Andrew Elrod in Dissent:
A facility that saw 53,000 emergency room visits per year disappeared from Philadelphia this summer with the prolonged and still-unfinished closure of Hahnemann University Hospital. The 496-bed hospital employed 2,700 people and saw 17,000 admissions in 2017, its last year under the management of the Tenet Healthcare Corporation. Tenet, one of the nation’s largest for-profit hospital conglomerates, owned ninety-six hospitals and nearly 500 outpatient centers in the United States that year. Not all of them turned a profit. Hahnemann, for example, booked $790 million in revenue in 2017, $115 million short of breaking even. So Tenet embarked on an international restructuring program, liquidating seventeen low-margin hospitals in the United States and the United Kingdom.
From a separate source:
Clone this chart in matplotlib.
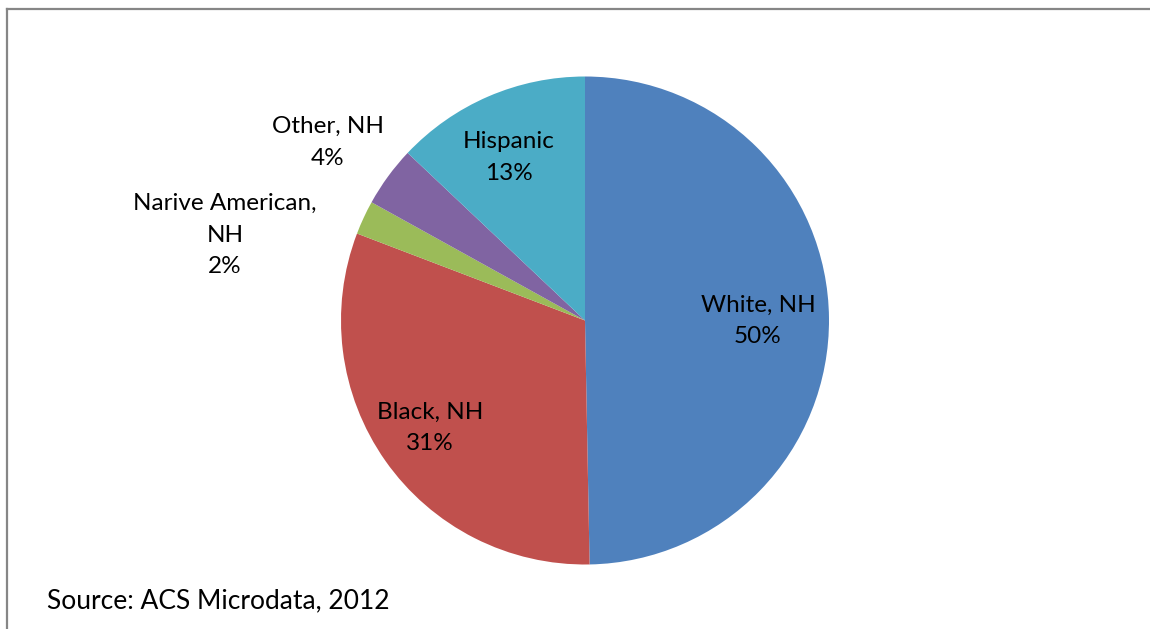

In Philadelphia, Tenet sold Hahnemann to Joel Freedman, a man from Los Angeles who sat on the advisory board of the University of Southern California’s Leonard D. Schaeffer Center for Health Policy and Economics (his name has since been removed from the center’s website) and managed an investment fund, Paladin Capital, with interests in “the world’s most innovative cyber companies,” according to its website. By spring 2019 Freedman was still losing $3 to $5 million a month on Hahnemann. He had burned through four CEOs in fifteen months. In June, hospital administrators announced that the facility was shutting down.
Hahnemann is just one of the historic hospitals across the United States that has closed this year while claiming that Medicaid and Medicare payments fail to meet rising costs.